Bottom line: In the absence of a proven theory about the mechanism that may trigger the increased weight gain and in view of the lack of health-relevant data (no information about the body composition of the rodents) and health-relevant side-effects you would usually see in response to pathologic weight gain (changes in insulin resistance, leptin or PYY), I can only refer you back to the quote from the latest meta-analysis of the effects of low- to no-energy-sweetener intake on food intake and weight gain in humans, which say that "the balance of evidence indicates that use of LES [low or no energy sweeteners] in place of sugar, in children and adults, leads to reduced EI and BW, and possibly also when compared with water" (Rogers. 2015).

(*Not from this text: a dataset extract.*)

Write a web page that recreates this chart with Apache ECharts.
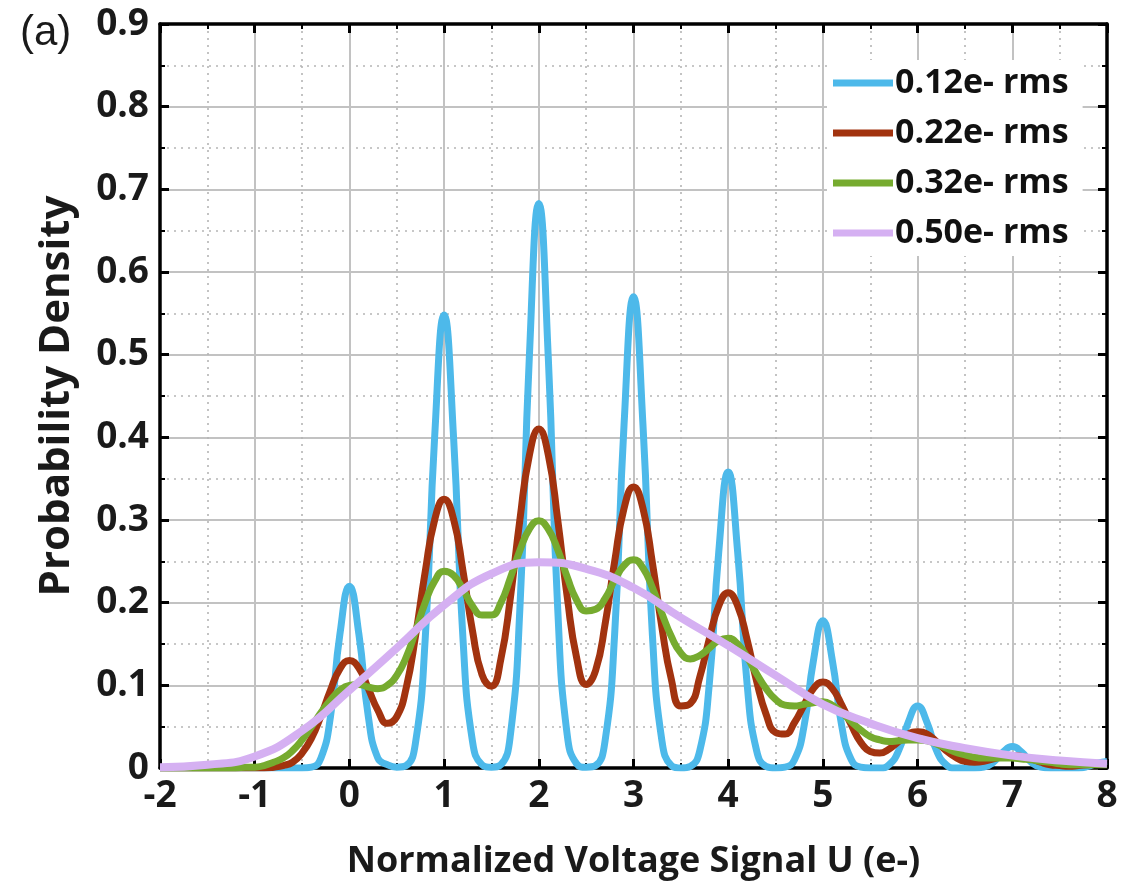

Furthermore, more relevant evidence from human clinical trials supports the use of artificially sweetened foods as dieting aids (Sørensen. 2014 | learn more).

Whether that's enough to convince you that the unproven negative effects of saccharin on caloric expenditure or increases in the glucose transport mediated by gut sweet-receptors, of which Foletto et al. speculate that they may explain the results of their study, are relevant enough to avoid non-nutritive sweeteners altogether is now up to you. For me it's not enough... | Comment on Facebook!
References:
  • Foletto, Kelly Carraro, et al. "Sweet taste of saccharin induces weight gain without increasing caloric intake, not related to insulin-resistance in Wistar rats." Appetite (2015).
  • Rogers, P. J., et al. "Does low-energy sweetener consumption affect energy intake and body weight? A systematic review, including meta-analyses, of the evidence from human and animal studies." International Journal of Obesity (2015).
  • Sørensen, Lone B., et al. "Sucrose compared with artificial sweeteners: a clinical intervention study of effects on energy intake, appetite, and energy expenditure after 10 wk of supplementation in overweight subjects." The American journal of clinical nutrition (2014): ajcn-081554.